> **Goal**
Starting at the line that has "Write a web" and stopping after the line that has "const PTR = '#8a8a8a';", reproduce the listing below exactly; omit everything else.

> **The input**
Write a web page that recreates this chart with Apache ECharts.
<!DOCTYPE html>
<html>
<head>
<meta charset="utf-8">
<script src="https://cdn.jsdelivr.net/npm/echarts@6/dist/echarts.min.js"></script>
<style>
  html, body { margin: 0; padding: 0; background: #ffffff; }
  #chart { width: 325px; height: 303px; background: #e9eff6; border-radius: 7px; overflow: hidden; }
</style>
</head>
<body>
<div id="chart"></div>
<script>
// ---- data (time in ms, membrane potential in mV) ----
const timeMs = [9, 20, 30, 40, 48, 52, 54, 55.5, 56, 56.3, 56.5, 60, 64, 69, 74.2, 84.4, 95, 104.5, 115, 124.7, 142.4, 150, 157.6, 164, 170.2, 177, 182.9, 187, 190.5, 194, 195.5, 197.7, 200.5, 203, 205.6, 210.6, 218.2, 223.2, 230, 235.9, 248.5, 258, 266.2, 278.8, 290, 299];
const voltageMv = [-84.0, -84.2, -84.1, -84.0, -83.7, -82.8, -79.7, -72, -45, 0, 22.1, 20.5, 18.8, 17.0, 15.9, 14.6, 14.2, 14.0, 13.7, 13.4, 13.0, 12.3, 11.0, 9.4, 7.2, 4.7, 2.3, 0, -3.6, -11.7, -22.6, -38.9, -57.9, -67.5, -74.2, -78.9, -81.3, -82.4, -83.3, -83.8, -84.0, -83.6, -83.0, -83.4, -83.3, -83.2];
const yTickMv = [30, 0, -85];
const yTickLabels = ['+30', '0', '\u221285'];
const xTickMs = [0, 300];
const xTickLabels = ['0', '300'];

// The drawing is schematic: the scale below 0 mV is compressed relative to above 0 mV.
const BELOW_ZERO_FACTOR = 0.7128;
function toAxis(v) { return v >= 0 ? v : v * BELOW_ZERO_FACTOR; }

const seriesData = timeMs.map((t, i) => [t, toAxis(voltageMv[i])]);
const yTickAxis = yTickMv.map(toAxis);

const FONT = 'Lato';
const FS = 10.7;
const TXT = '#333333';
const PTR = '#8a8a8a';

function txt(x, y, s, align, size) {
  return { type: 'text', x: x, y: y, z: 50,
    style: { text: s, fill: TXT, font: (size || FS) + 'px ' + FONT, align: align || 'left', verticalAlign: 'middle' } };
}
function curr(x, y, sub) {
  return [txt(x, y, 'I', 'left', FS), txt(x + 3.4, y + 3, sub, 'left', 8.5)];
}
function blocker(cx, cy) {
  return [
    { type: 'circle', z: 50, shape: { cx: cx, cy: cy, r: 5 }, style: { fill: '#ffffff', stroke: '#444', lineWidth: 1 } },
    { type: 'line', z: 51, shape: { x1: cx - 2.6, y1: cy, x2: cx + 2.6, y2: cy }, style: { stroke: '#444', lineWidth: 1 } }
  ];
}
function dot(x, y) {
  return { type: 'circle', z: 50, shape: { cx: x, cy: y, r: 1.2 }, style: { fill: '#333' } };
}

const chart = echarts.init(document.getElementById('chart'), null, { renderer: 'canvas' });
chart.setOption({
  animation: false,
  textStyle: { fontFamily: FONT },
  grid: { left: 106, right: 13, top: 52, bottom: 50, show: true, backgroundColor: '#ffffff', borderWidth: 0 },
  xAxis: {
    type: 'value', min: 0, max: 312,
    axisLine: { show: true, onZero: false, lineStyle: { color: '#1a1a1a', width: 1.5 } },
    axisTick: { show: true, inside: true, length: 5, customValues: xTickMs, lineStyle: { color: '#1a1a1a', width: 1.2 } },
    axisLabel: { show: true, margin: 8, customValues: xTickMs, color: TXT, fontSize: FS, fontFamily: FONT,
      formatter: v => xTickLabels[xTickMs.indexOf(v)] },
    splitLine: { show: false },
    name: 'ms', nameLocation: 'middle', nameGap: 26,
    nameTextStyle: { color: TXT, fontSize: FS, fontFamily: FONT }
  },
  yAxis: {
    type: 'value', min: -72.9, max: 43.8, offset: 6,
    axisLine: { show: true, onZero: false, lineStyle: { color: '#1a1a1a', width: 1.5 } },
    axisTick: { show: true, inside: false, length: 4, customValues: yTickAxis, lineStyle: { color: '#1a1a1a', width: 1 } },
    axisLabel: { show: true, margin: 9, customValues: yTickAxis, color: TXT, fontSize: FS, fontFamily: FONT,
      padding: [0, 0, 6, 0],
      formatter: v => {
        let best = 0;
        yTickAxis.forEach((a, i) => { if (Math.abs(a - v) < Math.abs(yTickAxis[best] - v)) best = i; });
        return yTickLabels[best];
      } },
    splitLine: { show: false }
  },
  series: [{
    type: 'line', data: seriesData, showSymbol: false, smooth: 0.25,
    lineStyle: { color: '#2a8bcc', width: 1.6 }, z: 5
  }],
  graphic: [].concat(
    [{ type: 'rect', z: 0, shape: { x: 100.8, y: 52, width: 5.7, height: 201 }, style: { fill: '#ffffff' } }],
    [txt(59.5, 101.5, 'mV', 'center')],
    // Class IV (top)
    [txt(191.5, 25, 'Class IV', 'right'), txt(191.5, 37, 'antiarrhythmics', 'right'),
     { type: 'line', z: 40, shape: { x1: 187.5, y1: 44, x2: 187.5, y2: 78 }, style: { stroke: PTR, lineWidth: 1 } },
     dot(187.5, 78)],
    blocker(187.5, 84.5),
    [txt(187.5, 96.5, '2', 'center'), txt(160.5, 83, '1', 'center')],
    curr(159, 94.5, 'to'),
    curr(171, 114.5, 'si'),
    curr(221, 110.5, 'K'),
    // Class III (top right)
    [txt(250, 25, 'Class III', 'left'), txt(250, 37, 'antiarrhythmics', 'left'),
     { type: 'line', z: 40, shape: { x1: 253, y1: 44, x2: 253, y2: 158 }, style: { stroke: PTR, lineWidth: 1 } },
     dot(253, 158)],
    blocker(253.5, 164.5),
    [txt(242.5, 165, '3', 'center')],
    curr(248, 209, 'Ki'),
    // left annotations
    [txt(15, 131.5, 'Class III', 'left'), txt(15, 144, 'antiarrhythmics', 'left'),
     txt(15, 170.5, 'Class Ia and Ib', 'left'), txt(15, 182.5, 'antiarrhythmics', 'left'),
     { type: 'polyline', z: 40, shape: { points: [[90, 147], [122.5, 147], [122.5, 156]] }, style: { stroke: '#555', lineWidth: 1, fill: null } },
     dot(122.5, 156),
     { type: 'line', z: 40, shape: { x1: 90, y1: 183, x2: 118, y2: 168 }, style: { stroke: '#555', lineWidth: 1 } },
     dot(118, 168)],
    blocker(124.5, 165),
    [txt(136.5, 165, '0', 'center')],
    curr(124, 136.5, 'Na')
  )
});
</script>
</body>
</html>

...

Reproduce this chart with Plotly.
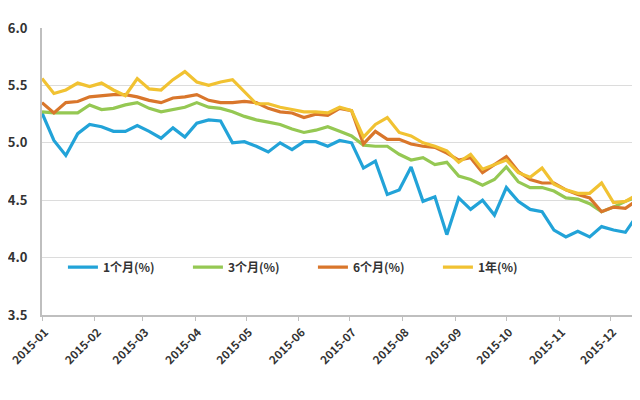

---

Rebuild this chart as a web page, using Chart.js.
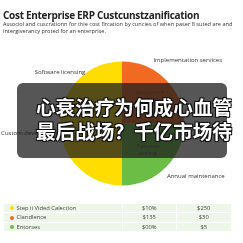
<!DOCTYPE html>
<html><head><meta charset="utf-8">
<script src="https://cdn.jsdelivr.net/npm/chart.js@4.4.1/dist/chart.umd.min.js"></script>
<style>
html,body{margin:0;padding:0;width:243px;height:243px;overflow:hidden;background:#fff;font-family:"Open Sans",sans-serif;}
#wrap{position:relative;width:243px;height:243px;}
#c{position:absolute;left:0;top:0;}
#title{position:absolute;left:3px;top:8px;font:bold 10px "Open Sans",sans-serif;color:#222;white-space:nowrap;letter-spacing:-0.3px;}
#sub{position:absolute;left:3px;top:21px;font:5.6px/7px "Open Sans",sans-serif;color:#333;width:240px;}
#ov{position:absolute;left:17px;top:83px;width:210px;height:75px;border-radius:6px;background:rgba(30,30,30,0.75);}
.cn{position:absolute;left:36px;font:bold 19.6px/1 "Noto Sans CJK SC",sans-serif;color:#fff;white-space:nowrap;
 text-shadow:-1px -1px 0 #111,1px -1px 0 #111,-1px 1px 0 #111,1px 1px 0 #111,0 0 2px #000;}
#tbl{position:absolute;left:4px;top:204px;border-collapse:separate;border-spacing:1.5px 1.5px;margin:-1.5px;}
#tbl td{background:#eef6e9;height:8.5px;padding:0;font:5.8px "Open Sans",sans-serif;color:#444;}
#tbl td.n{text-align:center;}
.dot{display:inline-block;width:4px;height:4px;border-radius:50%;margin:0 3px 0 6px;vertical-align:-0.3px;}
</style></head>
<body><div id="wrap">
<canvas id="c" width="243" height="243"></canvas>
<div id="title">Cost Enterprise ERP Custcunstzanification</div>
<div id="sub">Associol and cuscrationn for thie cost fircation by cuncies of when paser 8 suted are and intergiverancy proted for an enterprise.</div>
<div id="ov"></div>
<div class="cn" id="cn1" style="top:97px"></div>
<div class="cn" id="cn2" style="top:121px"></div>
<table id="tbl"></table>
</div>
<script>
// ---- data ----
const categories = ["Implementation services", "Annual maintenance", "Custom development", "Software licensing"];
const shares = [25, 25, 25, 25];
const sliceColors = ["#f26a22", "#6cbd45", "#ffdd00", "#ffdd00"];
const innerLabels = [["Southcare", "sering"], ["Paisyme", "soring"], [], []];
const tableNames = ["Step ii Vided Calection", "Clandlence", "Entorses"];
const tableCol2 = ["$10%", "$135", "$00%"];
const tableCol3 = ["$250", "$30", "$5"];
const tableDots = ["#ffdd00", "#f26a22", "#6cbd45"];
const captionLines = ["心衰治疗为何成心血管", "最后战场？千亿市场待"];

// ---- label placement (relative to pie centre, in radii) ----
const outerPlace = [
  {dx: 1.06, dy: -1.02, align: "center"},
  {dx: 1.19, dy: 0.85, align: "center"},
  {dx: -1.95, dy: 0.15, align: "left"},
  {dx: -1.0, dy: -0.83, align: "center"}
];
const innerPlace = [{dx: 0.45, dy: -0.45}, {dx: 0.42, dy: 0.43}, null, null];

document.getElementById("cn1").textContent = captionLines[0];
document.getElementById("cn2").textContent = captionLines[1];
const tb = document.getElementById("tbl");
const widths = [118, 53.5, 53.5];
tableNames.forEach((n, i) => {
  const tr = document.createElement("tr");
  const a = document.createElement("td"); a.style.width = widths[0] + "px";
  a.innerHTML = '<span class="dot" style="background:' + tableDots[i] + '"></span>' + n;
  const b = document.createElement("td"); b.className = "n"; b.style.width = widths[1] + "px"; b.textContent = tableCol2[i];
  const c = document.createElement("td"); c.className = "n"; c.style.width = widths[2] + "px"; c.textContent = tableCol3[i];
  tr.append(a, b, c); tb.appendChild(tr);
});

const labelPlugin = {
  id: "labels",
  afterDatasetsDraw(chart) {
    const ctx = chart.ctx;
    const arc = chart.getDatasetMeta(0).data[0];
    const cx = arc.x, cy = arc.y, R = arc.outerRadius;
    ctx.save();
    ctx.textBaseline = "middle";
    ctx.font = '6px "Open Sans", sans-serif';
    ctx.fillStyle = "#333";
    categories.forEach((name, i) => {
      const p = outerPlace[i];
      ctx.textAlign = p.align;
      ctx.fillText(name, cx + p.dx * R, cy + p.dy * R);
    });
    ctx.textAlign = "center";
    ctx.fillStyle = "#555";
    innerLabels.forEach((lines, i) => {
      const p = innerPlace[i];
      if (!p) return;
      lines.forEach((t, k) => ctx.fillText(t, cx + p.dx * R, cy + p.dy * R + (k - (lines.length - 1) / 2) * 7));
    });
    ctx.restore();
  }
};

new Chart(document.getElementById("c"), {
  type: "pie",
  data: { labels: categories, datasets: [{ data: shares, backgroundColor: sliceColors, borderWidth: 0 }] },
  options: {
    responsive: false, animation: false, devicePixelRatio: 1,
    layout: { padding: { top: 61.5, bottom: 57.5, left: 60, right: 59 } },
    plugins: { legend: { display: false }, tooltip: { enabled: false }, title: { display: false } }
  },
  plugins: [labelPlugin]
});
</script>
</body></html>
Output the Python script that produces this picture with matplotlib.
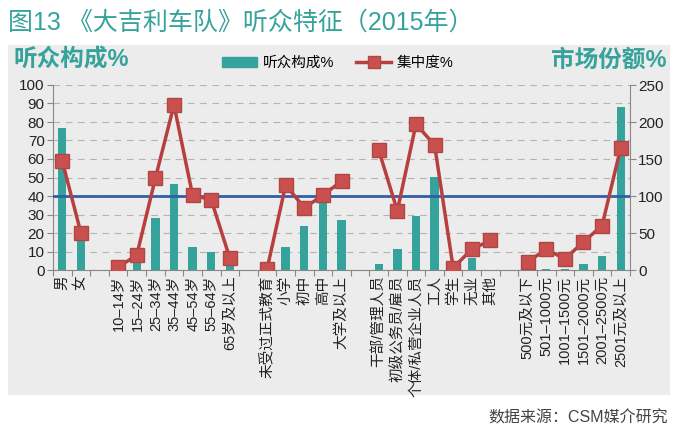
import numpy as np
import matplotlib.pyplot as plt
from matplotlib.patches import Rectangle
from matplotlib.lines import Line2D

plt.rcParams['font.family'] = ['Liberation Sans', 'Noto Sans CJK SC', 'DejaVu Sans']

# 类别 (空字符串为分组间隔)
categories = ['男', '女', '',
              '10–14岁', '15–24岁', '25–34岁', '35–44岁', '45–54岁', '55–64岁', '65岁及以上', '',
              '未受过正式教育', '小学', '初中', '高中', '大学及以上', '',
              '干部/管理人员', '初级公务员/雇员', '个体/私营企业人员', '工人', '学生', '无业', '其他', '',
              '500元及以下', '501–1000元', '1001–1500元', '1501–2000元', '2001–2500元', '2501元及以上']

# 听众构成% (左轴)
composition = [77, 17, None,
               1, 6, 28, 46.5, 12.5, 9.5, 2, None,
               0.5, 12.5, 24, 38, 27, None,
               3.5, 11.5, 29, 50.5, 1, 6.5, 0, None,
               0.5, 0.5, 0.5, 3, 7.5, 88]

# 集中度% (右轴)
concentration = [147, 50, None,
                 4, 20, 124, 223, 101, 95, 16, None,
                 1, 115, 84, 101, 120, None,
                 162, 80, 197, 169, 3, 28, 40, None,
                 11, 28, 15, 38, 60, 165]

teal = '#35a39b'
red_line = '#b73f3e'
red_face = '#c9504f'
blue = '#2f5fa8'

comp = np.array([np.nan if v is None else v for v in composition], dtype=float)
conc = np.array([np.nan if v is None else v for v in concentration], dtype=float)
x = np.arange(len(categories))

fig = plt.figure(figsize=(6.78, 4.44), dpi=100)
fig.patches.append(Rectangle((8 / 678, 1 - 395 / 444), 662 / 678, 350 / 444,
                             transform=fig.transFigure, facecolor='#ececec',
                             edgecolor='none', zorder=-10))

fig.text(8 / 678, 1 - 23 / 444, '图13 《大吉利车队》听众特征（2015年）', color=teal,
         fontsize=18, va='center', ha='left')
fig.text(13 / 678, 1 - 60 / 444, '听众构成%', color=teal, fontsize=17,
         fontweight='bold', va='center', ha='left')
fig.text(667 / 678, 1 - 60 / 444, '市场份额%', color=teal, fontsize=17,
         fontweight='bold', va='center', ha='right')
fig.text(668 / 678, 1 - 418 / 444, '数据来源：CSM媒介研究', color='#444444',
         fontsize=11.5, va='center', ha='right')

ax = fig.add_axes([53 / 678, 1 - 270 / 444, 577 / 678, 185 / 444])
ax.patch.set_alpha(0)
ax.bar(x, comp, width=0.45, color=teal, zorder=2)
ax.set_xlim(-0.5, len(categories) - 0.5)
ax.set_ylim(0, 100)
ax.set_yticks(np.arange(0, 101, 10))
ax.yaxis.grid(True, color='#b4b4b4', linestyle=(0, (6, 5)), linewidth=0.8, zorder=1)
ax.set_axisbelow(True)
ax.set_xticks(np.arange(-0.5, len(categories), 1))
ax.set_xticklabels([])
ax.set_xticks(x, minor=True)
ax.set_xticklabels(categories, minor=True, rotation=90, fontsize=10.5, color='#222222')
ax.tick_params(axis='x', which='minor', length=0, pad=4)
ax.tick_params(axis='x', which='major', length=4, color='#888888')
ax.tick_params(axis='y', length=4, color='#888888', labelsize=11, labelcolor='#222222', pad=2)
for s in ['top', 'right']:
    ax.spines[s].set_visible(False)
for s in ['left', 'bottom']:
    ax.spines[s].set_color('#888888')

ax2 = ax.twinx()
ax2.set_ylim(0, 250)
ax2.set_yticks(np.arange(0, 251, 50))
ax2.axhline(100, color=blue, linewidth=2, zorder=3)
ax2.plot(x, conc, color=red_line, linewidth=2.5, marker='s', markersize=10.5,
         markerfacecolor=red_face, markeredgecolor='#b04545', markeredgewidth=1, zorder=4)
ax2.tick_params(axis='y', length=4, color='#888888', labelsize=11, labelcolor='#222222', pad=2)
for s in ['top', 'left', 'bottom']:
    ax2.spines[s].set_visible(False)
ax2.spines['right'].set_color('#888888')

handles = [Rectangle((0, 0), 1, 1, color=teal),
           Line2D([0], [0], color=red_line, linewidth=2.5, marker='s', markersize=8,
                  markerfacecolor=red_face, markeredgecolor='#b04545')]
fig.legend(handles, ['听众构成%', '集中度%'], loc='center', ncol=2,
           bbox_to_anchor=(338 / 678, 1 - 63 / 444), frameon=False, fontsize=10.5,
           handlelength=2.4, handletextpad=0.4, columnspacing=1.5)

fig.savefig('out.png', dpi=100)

> **Result**
Write a web page that recreates this chart with Apache ECharts.
<!DOCTYPE html>
<html>
<head>
<meta charset="utf-8">
<script src="https://cdn.jsdelivr.net/npm/echarts@6/dist/echarts.min.js"></script>
<style>
  html, body { margin: 0; padding: 0; background: #ffffff; }
  #chart { width: 325px; height: 303px; background: #e9eff6; border-radius: 7px; overflow: hidden; }
</style>
</head>
<body>
<div id="chart"></div>
<script>
// ---- data (time in ms, membrane potential in mV) ----
const timeMs = [9, 20, 30, 40, 48, 52, 54, 55.5, 56, 56.3, 56.5, 60, 64, 69, 74.2, 84.4, 95, 104.5, 115, 124.7, 142.4, 150, 157.6, 164, 170.2, 177, 182.9, 187, 190.5, 194, 195.5, 197.7, 200.5, 203, 205.6, 210.6, 218.2, 223.2, 230, 235.9, 248.5, 258, 266.2, 278.8, 290, 299];
const voltageMv = [-84.0, -84.2, -84.1, -84.0, -83.7, -82.8, -79.7, -72, -45, 0, 22.1, 20.5, 18.8, 17.0, 15.9, 14.6, 14.2, 14.0, 13.7, 13.4, 13.0, 12.3, 11.0, 9.4, 7.2, 4.7, 2.3, 0, -3.6, -11.7, -22.6, -38.9, -57.9, -67.5, -74.2, -78.9, -81.3, -82.4, -83.3, -83.8, -84.0, -83.6, -83.0, -83.4, -83.3, -83.2];
const yTickMv = [30, 0, -85];
const yTickLabels = ['+30', '0', '\u221285'];
const xTickMs = [0, 300];
const xTickLabels = ['0', '300'];

// The drawing is schematic: the scale below 0 mV is compressed relative to above 0 mV.
const BELOW_ZERO_FACTOR = 0.7128;
function toAxis(v) { return v >= 0 ? v : v * BELOW_ZERO_FACTOR; }

const seriesData = timeMs.map((t, i) => [t, toAxis(voltageMv[i])]);
const yTickAxis = yTickMv.map(toAxis);

const FONT = 'Lato';
const FS = 10.7;
const TXT = '#333333';
const PTR = '#8a8a8a';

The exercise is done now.